Self-Healable Lanthanoid-Based Metallogels: Dye Removal and Crystallization in the Confined Gel State

Abstract

The self-healing property of metallogels resembles the innate self-healing of plant and animal biomaterials, making metallogels potential candidates for detailed studies. Tetrazoles with diverse coordination abilities and extensive H-bond formation capabilities may be able to be used as ligands to generate metallogels. In this report, four metallogels (M1G6Cl, M2G6Cl, M1G6NO3, and M3G6NO3) based on different lanthanoids and functionalized with di(1H-tetrazole-5-yl)methane (H2G6) are designed and fabricated. All the metallogels are well characterized by different spectroscopic methods. The mechanical strengths of the metallogels are determined by rheology, and FE-SEM images reveal diverse needle-like morphologies of the metallogels after the formation of ordered self-assembled networks. All the metallogels are found to be photoluminescent in nature, with quantum yields falling in the range 0.75–0.12. The emissive nature of the gels is utilized to perform invisible photopatterning experiments, which show the potential of these metallogels to be used in confidential image or writing applications.
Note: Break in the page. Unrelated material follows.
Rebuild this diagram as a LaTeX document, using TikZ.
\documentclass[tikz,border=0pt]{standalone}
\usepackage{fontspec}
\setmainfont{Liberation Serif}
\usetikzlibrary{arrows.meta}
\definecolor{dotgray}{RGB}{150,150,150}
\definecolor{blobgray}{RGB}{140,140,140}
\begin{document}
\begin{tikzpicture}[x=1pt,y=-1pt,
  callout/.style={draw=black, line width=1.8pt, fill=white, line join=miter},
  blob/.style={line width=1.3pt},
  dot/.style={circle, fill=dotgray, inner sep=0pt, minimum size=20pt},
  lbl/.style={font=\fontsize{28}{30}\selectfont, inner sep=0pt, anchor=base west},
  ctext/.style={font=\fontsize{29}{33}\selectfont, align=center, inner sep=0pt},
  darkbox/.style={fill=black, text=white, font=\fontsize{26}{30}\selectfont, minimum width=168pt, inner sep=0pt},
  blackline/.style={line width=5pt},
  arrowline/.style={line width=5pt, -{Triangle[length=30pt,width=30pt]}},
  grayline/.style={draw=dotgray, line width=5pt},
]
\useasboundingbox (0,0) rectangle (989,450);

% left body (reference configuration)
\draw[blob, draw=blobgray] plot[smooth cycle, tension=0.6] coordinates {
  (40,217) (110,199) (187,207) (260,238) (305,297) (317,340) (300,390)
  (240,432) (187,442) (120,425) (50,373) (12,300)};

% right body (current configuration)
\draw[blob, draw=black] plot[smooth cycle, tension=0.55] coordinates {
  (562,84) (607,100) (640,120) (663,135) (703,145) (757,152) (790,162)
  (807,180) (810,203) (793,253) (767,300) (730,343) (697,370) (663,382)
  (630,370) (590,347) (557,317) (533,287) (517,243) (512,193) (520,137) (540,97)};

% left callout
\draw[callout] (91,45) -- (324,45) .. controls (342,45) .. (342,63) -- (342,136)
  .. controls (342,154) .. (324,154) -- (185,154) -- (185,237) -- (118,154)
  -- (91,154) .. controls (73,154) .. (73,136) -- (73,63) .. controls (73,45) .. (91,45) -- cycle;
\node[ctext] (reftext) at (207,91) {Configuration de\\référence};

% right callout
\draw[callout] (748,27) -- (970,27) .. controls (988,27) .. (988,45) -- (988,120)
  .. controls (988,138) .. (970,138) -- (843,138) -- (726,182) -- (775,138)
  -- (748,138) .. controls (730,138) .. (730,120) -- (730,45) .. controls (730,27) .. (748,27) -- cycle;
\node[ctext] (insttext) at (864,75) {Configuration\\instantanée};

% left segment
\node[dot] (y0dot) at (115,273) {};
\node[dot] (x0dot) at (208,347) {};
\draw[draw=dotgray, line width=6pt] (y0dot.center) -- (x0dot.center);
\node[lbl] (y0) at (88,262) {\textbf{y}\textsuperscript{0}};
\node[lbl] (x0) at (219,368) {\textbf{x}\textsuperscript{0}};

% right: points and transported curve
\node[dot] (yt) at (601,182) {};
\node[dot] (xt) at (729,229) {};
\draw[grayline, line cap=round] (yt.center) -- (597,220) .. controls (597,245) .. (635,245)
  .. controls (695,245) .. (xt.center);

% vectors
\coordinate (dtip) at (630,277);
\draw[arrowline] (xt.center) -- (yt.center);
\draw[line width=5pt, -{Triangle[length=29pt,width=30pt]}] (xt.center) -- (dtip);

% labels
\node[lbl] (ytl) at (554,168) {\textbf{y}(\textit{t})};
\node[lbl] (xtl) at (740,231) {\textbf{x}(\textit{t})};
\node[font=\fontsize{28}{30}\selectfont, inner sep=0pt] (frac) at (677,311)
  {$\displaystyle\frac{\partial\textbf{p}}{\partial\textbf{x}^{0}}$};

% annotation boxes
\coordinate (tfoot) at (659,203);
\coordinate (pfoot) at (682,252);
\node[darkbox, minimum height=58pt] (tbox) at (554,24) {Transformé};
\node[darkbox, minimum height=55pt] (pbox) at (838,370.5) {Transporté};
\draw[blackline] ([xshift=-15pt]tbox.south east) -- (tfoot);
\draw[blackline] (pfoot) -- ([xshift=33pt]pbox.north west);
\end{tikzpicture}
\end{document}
Furthermore, the crystallization of the M3G6NO3 metallogel in a confined gel space provides a pathway of elucidating its structure, which can be used to help predict the kinds of noncovalent interactions involved in the ordered self-assembly process. The self-healing nature of the M1G6Cl metallogels makes them the most interesting among all the gels and is further explored by the rhodamine dye-doped approach. Moreover, the low molecular weight, self-healable M1G6Cl metallogels act as unique soft materials for water purification by absorbing 98% Rhodamine B dye from water in 24 h.